Death penalty activists gather at Schwarzeneggers church
Religious leaders and activists have rallied on the steps of California Governor Arnold Schwarzenegger's parish church in an effort to halt the impending execution of convicted murderer Kevin Cooper, whose bid for clemency was turned down by the governor last week.
"Gov. Schwarzenegger, we're calling on your conscience and on your faith. Do not kill Kevin Cooper. The death penalty is wrong," Bishop Gabino Zavala, from the Roman Catholic Archdiocese of Los Angeles, told a gathering of protesters outside St. Monica Parish.
Cooper, 46, is scheduled to die by lethal injection next week. He was convicted of murdering two children and two adults in a Chino Hills home shortly after escaping from the California Institution for Men in 1983.
"It is a personal appeal to a person of faith," said Eric DeBode, head of California People of Faith Working Against the Death Penalty and organiser of the rally at Schwarzenegger's parish.
"We want to reach out to him, he has the weight of this death on his shoulders," DeBode said in an interview.
Pope John Paul II has spoken strongly against the death penalty, and U.S. Catholic bishops have urged other governors not to impose it. Among them, Los Angeles Cardinal Roger Mahony has been a major voice on the issue and in 2000 called for a moratorium on California executions.
The interfaith rally began with prayers and teenagers holding up anti-death penalty signs. A banner declared "Boundless love, endless mercy."
The Rev. Jesse Jackson and actor Mike Farrell told the group that evidence suggests there may have been another killer or killers.
Farrell said that an 8-year-old boy who survived the attack initially said the killings were carried out by three white people. Cooper is black.

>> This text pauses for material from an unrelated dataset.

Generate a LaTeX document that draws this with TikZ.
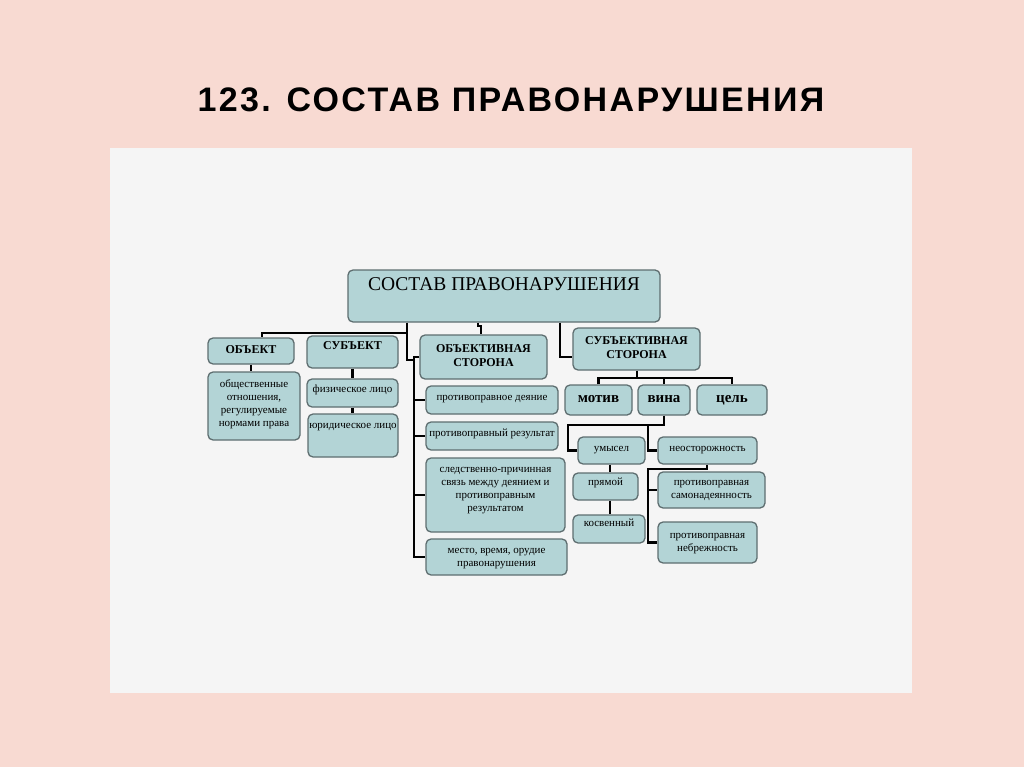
\documentclass[tikz,border=0pt]{standalone}
\usepackage{fontspec}
\setmainfont{Liberation Serif}
\newfontfamily\titlefont[LetterSpace=7]{Liberation Sans}
\definecolor{bgpink}{HTML}{F8DAD2}
\definecolor{panelc}{HTML}{F5F5F5}
\definecolor{boxc}{HTML}{B3D4D6}
\definecolor{boxb}{HTML}{5E6E70}
\newcommand\tx[2]{\raisebox{#1}[\height][\depth]{\begin{tabular}{@{}c@{}}#2\end{tabular}}}
\newcommand\bx[8][]{\node[box,#1,minimum width={#5pt-#3pt},minimum height={#6pt-#4pt}] (#2) at ({(#3+#5)/2},{(#4+#6)/2}) {\tx{#7}{#8}};}
\tikzset{
  box/.style={draw=boxb, fill=boxc, line width=1.3pt, rounded corners=5pt, inner sep=0pt},
  sm/.style={font=\fontsize{11}{13}\selectfont},
  hd/.style={font=\fontsize{12}{14}\selectfont\bfseries},
  big/.style={font=\fontsize{15}{17}\selectfont\bfseries},
  mainf/.style={font=\fontsize{19.5}{22}\selectfont},
  conn/.style={line width=2.9pt, black},
}
\begin{document}
\begin{tikzpicture}[x=1pt,y=-1pt]
\fill[bgpink] (0,0) rectangle (1024,767);
\useasboundingbox (0,0) rectangle (1024,767);
\fill[panelc] (110,148) rectangle (912,693);
\node[font=\titlefont\bfseries\fontsize{34}{40}\selectfont] (title) at (511,100) {123. СОСТАВ ПРАВОНАРУШЕНИЯ};

\bx[mainf]{main}{348}{270}{660}{322}{10pt}{СОСТАВ ПРАВОНАРУШЕНИЯ}
\bx[hd]{obj}{208}{338}{294}{364}{0pt}{ОБЪЕКТ}
\bx[sm]{rel}{208}{372}{300}{440}{2pt}{общественные\\отношения,\\регулируемые\\нормами права}
\bx[hd]{subj}{307}{336}{398}{368}{5pt}{СУБЪЕКТ}
\bx[sm]{phys}{307}{379}{398}{407}{3pt}{физическое лицо}
\bx[sm]{jur}{308}{414}{398}{457}{10pt}{юридическое лицо}
\bx[hd]{objside}{420}{335}{547}{379}{0pt}{ОБЪЕКТИВНАЯ\\СТОРОНА}
\bx[sm]{act}{426}{386}{558}{414}{2pt}{противоправное деяние}
\bx[sm]{res}{426}{422}{558}{450}{2pt}{противоправный результат}
\bx[sm]{cause}{426}{458}{565}{532}{6pt}{следственно-причинная\\связь между деянием и\\противоправным\\результатом}
\bx[sm]{place}{426}{539}{567}{575}{0pt}{место, время, орудие\\правонарушения}
\bx[hd]{subjside}{573}{328}{700}{370}{0pt}{СУБЪЕКТИВНАЯ\\СТОРОНА}
\bx[big]{motiv}{565}{385}{632}{415}{1pt}{мотив}
\bx[big]{vina}{638}{385}{690}{415}{1pt}{вина}
\bx[big]{cel}{697}{385}{767}{415}{1pt}{цель}
\bx[sm]{umysel}{578}{437}{645}{464}{2pt}{умысел}
\bx[sm]{neost}{658}{437}{757}{464}{2pt}{неосторожность}
\bx[sm]{pryam}{573}{473}{638}{500}{4pt}{прямой}
\bx[sm]{kosv}{573}{515}{645}{543}{5pt}{косвенный}
\bx[sm]{samon}{658}{472}{765}{508}{1pt}{противоправная\\самонадеянность}
\bx[sm]{nebr}{658}{522}{757}{563}{0pt}{противоправная\\небрежность}

% connectors
\coordinate (a1) at (407,333);
\coordinate (a0) at (262,333);
\coordinate (a2) at (407,360);
\coordinate (b0) at (414,357);
\coordinate (b1) at (414,360);
\draw[conn] (main.south -| a1) -- (a1) -- (a0) -- (obj.north -| a0);
\draw[conn] (a1) -- (a2) -- (b1);
\draw[conn] (objside.west) -- (objside.west -| b0) -- (place.west -| b0) -- (place.west);
\draw[conn] (act.west -| b0) -- (act.west);
\draw[conn] (res.west -| b0) -- (res.west);
\draw[conn] (cause.west -| b0) -- (cause.west);

\draw[conn] (obj.south) -- (obj.south |- rel.north);
\draw[conn] (subj.south) -- (subj.south |- phys.north);
\draw[conn] (phys.south) -- (phys.south |- jur.north);

\coordinate (c1) at (478,326);
\coordinate (c2) at (481,326);
\draw[conn] (main.south -| c1) -- (c1) -- (c2) -- (objside.north -| c2);

\coordinate (d1) at (560,357);
\draw[conn] (main.south -| d1) -- (d1) -- (subjside.west |- d1);

\coordinate (e0) at (637,378);
\draw[conn] (subjside.south -| e0) -- (e0);
\draw[conn] (motiv.north) -- (motiv.north |- e0) -- (cel.north |- e0) -- (cel.north);
\draw[conn] (vina.north) -- (vina.north |- e0);

\coordinate (f0) at (664,425);
\coordinate (f1) at (568,425);
\coordinate (f2) at (648,425);
\draw[conn] (vina.south) -- (vina.south |- f0) -- (f1) -- (f1 |- umysel.west) -- (umysel.west);
\draw[conn] (f2) -- (f2 |- neost.west) -- (neost.west);

\coordinate (g) at (610,0);
\draw[conn] (umysel.south -| g) -- (pryam.north -| g);
\draw[conn] (pryam.south -| g) -- (kosv.north -| g);

\coordinate (h0) at (707,469);
\coordinate (h1) at (648,469);
\draw[conn] (neost.south -| h0) -- (h0) -- (h1) -- (h1 |- nebr.west) -- (nebr.west);
\draw[conn] (samon.west -| h1) -- (samon.west);
\end{tikzpicture}
\end{document}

Jackson said he became interested in the case because he feels "the overwhelming evidence points to Mr. Cooper's possible innocence."
Added Jackson, "We want an examination, not a termination."
"That's all we're asking for Governor Schwarzenegger to do here today: Allow that young boy to remain alive to prove his non-involvement in this crime," said Ruben "Hurricane" Carter, a boxer who was himself convicted of murder the same year as Cooper, but was exonerated and released 20 years later.
"Why is there such a clamour and ruckus to impose the death penalty, but no similar urgency in freeing someone who may be wrongly convicted?" asked Carter.